I would bet the answer is not a lack of compassion, but something to do with
the general requirements. The barrier couldn't be lower, these days, for a
Facebook app but of course a good challenge is one that leaves a huge distance
behind you to the next competitor.

------
maurycy
Isn't it well known correlation? Better economy translates to sexier MBA.
Worser economy means sexier engineering.

------
aswanson
_Early in his college career, Tyler Bosmeny assumed that after graduating, he
would do what hundreds of other self-respecting Harvard University
engineering, math, and science students do: take a job on Wall Street._

It's funny how it seems to be common knowledge in the elite schools that a
technical career is to be avoided by people majoring in technical subjects.
Perhaps that one piece of knowledge makes the exhorbitant cost of admission
worth it.
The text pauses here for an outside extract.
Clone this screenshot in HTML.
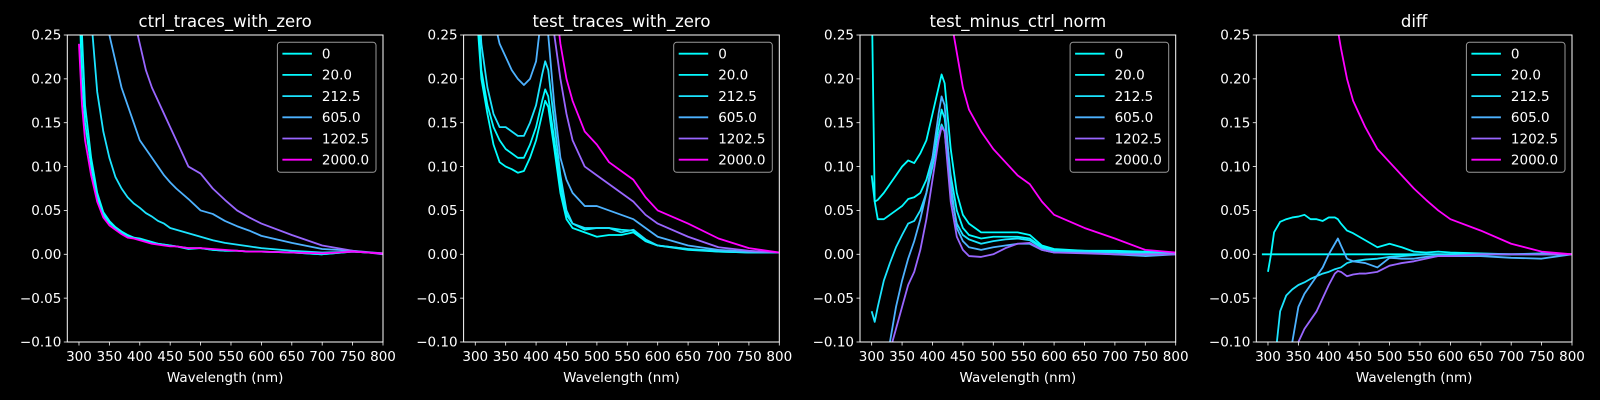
<!DOCTYPE html>
<html><head><meta charset="utf-8"><style>
html,body{margin:0;padding:0;background:#000;}
svg{display:block;font-family:"DejaVu Sans","Liberation Sans",sans-serif;}
</style></head><body>
<svg id="chart" width="1600" height="400" viewBox="0 0 1600 400" xmlns="http://www.w3.org/2000/svg">
<rect width="1600" height="400" fill="#000"/>
</svg>
<script>
const wavelengths = [290,300,305,310,320,330,340,350,360,370,380,390,400,410,415,420,430,440,450,460,480,500,520,540,560,580,600,650,700,750,800];
const seriesLabels = ["0","20.0","212.5","605.0","1202.5","2000.0"];
const seriesColors = ["#00ffff","#05faff","#1be4ff","#4db2ff","#9966ff","#ff00ff"];
const panelTitles = ["ctrl_traces_with_zero","test_traces_with_zero","test_minus_ctrl_norm","diff"];
const yTicks = [0.25,0.20,0.15,0.10,0.05,0.00,-0.05,-0.10];
const yTickLabels = ["0.25","0.20","0.15","0.10","0.05","0.00","\u22120.05","\u22120.10"];
const xTicks = [300,350,400,450,500,550,600,650,700,750,800];
const _ = null;
// panel 1: ctrl
const ctrl0    = [_,0.30,0.20,0.15,0.10,0.065,0.045,0.036,0.030,0.025,0.021,0.019,0.017,0.015,0.014,0.013,0.012,0.011,0.010,0.009,0.007,0.007,0.005,0.004,0.004,0.003,0.003,0.002,0.000,0.003,0.001];
const ctrl20   = [_,0.40,0.25,0.17,0.11,0.07,0.048,0.038,0.031,0.026,0.022,0.019,0.018,0.016,0.015,0.014,0.012,0.011,0.010,0.009,0.006,0.007,0.005,0.004,0.004,0.003,0.003,0.002,0.000,0.003,0.001];
const ctrl212  = [_,_,_,0.50,0.27,0.185,0.14,0.11,0.088,0.075,0.065,0.058,0.053,0.047,0.045,0.043,0.038,0.035,0.030,0.028,0.024,0.020,0.016,0.013,0.011,0.009,0.007,0.004,0.002,0.003,0.001];
const ctrl605  = [_,_,_,_,_,_,0.30,0.25,0.22,0.19,0.17,0.15,0.13,0.12,0.115,0.11,0.10,0.09,0.082,0.075,0.063,0.050,0.046,0.038,0.032,0.027,0.021,0.013,0.006,0.004,0.001];
const ctrl1202 = [_,_,_,_,_,_,_,_,_,_,_,0.27,0.24,0.21,0.20,0.19,0.175,0.16,0.145,0.13,0.10,0.092,0.075,0.062,0.050,0.042,0.035,0.022,0.010,0.004,0.000];
const ctrl2000 = [_,0.24,0.17,0.13,0.09,0.06,0.042,0.033,0.028,0.023,0.019,0.018,0.016,0.014,0.013,0.012,0.011,0.010,0.009,0.009,0.007,0.007,0.006,0.005,0.004,0.003,0.003,0.002,0.001,0.003,0.001];
// panel 2: test
const test0    = [_,0.30,0.25,0.20,0.16,0.125,0.105,0.10,0.097,0.093,0.095,0.11,0.13,0.16,0.175,0.168,0.12,0.07,0.04,0.03,0.025,0.02,0.022,0.022,0.025,0.015,0.01,0.005,0.003,0.002,0.002];
const test20   = [_,0.35,0.27,0.21,0.17,0.145,0.13,0.12,0.115,0.11,0.11,0.125,0.145,0.175,0.188,0.18,0.13,0.08,0.045,0.035,0.028,0.03,0.03,0.028,0.027,0.015,0.01,0.006,0.003,0.002,0.002];
const test212  = [_,0.40,0.30,0.24,0.19,0.16,0.145,0.145,0.14,0.135,0.135,0.15,0.17,0.205,0.22,0.21,0.15,0.09,0.05,0.035,0.03,0.03,0.03,0.025,0.028,0.017,0.01,0.006,0.004,0.002,0.002];
const test605  = [_,_,_,_,_,0.27,0.24,0.225,0.21,0.20,0.193,0.20,0.22,0.28,0.30,0.25,0.17,0.11,0.085,0.07,0.055,0.055,0.05,0.045,0.04,0.03,0.02,0.01,0.005,0.003,0.002];
const test1202 = [_,_,_,_,_,_,_,_,_,_,_,_,_,_,_,0.35,0.25,0.20,0.16,0.13,0.10,0.09,0.08,0.07,0.06,0.045,0.035,0.02,0.008,0.004,0.002];
const test2000 = [_,_,_,_,_,_,_,_,_,_,_,_,_,_,_,_,0.30,0.24,0.20,0.175,0.14,0.125,0.105,0.095,0.085,0.065,0.05,0.035,0.018,0.007,0.002];
// panel 3: test minus ctrl
const norm0    = [_,0.30,0.06,0.062,0.07,0.08,0.09,0.10,0.107,0.104,0.115,0.13,0.16,0.19,0.205,0.195,0.12,0.07,0.045,0.035,0.025,0.025,0.025,0.025,0.022,0.01,0.006,0.004,0.004,0.003,0.002];
const norm20   = [_,0.09,0.06,0.04,0.04,0.045,0.05,0.055,0.063,0.065,0.07,0.085,0.11,0.145,0.165,0.155,0.09,0.05,0.03,0.022,0.018,0.02,0.02,0.02,0.018,0.008,0.005,0.004,0.003,0.002,0.002];
const norm212  = [_,-0.065,-0.077,-0.06,-0.03,-0.01,0.008,0.022,0.035,0.038,0.05,0.07,0.10,0.135,0.148,0.14,0.07,0.035,0.022,0.017,0.012,0.015,0.017,0.018,0.016,0.007,0.004,0.003,0.002,0.001,0.001];
const norm605  = [_,_,_,_,-0.14,-0.10,-0.06,-0.03,-0.005,0.015,0.04,0.07,0.11,0.16,0.18,0.17,0.08,0.03,0.015,0.008,0.005,0.008,0.01,0.012,0.012,0.005,0.002,0.002,0.0,-0.002,0.0];
const norm1202 = [_,_,_,_,-0.15,-0.11,-0.085,-0.06,-0.035,-0.02,0.005,0.04,0.085,0.13,0.145,0.14,0.06,0.02,0.005,-0.002,-0.003,0.0,0.007,0.012,0.013,0.005,0.002,0.001,0.0,0.0,0.0];
const norm2000 = [_,_,_,_,_,_,_,_,_,_,_,_,_,_,_,0.35,0.27,0.23,0.19,0.165,0.14,0.12,0.105,0.09,0.08,0.06,0.045,0.03,0.018,0.005,0.002];
// panel 4: diff
const diff0    = [0,0,0,0,0,0,0,0,0,0,0,0,0,0,0,0,0,0,0,0,0,0,0,0,0,0,0,0,0,0,0];
const diff20   = [_,-0.02,0.0,0.025,0.037,0.04,0.042,0.043,0.045,0.04,0.04,0.038,0.042,0.042,0.04,0.035,0.027,0.024,0.02,0.016,0.008,0.012,0.008,0.003,0.002,0.003,0.002,0.001,0.0,0.001,0.0];
const diff212  = [_,_,_,-0.13,-0.065,-0.047,-0.04,-0.035,-0.032,-0.028,-0.025,-0.022,-0.02,-0.017,-0.016,-0.015,-0.01,-0.008,-0.007,-0.006,-0.005,-0.003,-0.002,-0.001,0,0,0,0,0,0,0];
const diff605  = [_,_,_,_,_,-0.13,-0.10,-0.06,-0.045,-0.035,-0.025,-0.015,0.0,0.012,0.018,0.01,-0.005,-0.008,-0.009,-0.01,-0.015,-0.004,-0.005,-0.005,-0.003,-0.002,-0.002,-0.002,-0.004,-0.005,0.0];
const diff1202 = [_,_,_,_,_,_,-0.12,-0.10,-0.085,-0.075,-0.065,-0.05,-0.035,-0.022,-0.019,-0.02,-0.025,-0.023,-0.022,-0.022,-0.02,-0.013,-0.01,-0.008,-0.005,-0.002,-0.002,0,0,0,0];
const diff2000 = [_,_,_,_,_,_,_,_,_,_,_,_,_,0.28,0.255,0.235,0.20,0.175,0.16,0.145,0.12,0.105,0.09,0.075,0.062,0.05,0.04,0.027,0.012,0.003,0.0];

const panelSeries = [
  [ctrl0,ctrl20,ctrl212,ctrl605,ctrl1202,ctrl2000],
  [test0,test20,test212,test605,test1202,test2000],
  [norm0,norm20,norm212,norm605,norm1202,norm2000],
  [diff0,diff20,diff212,diff605,diff1202,diff2000]
];

const NS = "http://www.w3.org/2000/svg";
const svg = document.getElementById('chart');
const AX_W = 315.7, AX_TOP = 35, AX_BOT = 342, XMIN = 280.8, XMAX = 800, YMIN = -0.10, YMAX = 0.25;
const panelLefts = [67.3, 463.6, 860, 1256.3];
function mk(tag, attrs, parent){ const e=document.createElementNS(NS,tag); for(const k in attrs) e.setAttribute(k,attrs[k]); (parent||svg).appendChild(e); return e; }

panelTitles.forEach((title, p) => {
  const L = panelLefts[p];
  const xs = v => L + (v - XMIN) / (XMAX - XMIN) * AX_W;
  const ys = v => AX_BOT - (v - YMIN) / (YMAX - YMIN) * (AX_BOT - AX_TOP);
  const g = mk('g', {});
  
  
  const clip = mk('clipPath', {id:'clip'+p}, g);
  mk('rect', {x:L, y:AX_TOP, width:AX_W, height:AX_BOT-AX_TOP}, clip);
  const sg = mk('g', {'clip-path':'url(#clip'+p+')'}, g);
  panelSeries[p].forEach((vals, s) => {
    let d = '', pen = false;
    vals.forEach((v, i) => {
      if (v === null) { pen = false; return; }
      d += (pen ? 'L' : 'M') + xs(wavelengths[i]).toFixed(2) + ',' + ys(v).toFixed(2);
      pen = true;
    });
    const path = mk('path', {d:d, fill:'none', stroke:seriesColors[s], 'stroke-width':1.8, 'stroke-linejoin':'round'}, sg);
    
    
  });
  const fr = mk('rect', {x:L, y:AX_TOP, width:AX_W, height:AX_BOT-AX_TOP, fill:'none', stroke:'#fff', 'stroke-width':1}, g);
  
  
  yTicks.forEach((t, i) => {
    const y = ys(t);
    mk('line', {x1:L-3.5, x2:L, y1:y, y2:y, stroke:'#fff', 'stroke-width':0.8}, g);
    const tx = mk('text', {x:L-6, y:y+4.7, 'text-anchor':'end', fill:'#fff', 'font-size':13.5}, g);
    tx.textContent = yTickLabels[i];
    
    
  });
  xTicks.forEach(t => {
    const x = xs(t);
    mk('line', {x1:x, x2:x, y1:AX_BOT, y2:AX_BOT+3.5, stroke:'#fff', 'stroke-width':0.8}, g);
    const tx = mk('text', {x:x, y:AX_BOT+19, 'text-anchor':'middle', fill:'#fff', 'font-size':13.5}, g);
    tx.textContent = String(t);
    
    
  });
  const xl = mk('text', {x:L+AX_W/2, y:382, 'text-anchor':'middle', fill:'#fff', 'font-size':13.5}, g);
  xl.textContent = 'Wavelength (nm)';
  
  
  const tt = mk('text', {x:L+AX_W/2, y:27, 'text-anchor':'middle', fill:'#fff', 'font-size':16.5}, g);
  tt.textContent = title;
  
  
  const lg = mk('g', {}, g);
  
  
  const LX = L + AX_W - 105.6;
  mk('rect', {x:LX, y:42.3, width:98.6, height:130, rx:3, fill:'#000', 'fill-opacity':0.8, stroke:'#999', 'stroke-width':1}, lg);
  seriesLabels.forEach((lab, s) => {
    const y = 53.7 + 21.2 * s;
    const e = mk('g', {}, lg);
    
    
    mk('line', {x1:LX+5, x2:LX+34.5, y1:y, y2:y, stroke:seriesColors[s], 'stroke-width':1.8}, e);
    const t = mk('text', {x:LX+44.5, y:y+4.8, fill:'#fff', 'font-size':13.5}, e);
    t.textContent = lab;
  });
});
</script>
</body></html>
The joke is on the unwashed technical proletariat, after all.

------
sh1mmer
I wonder where the media get these random stats from. "We asked 3 engineering
students and 2 of them said they would consider an engineering job over a
banking job" I'd be surprised if anyone could plot a graduating trend in such
a short period of time since the media started causing a buzz about the
"financial crisis".

------
mattmaroon
Wow I wish people would stop using "sexy" in ways that make no sense.

------
river_styx
Awesome, now I've got the skills to be scoring all the hot chicks!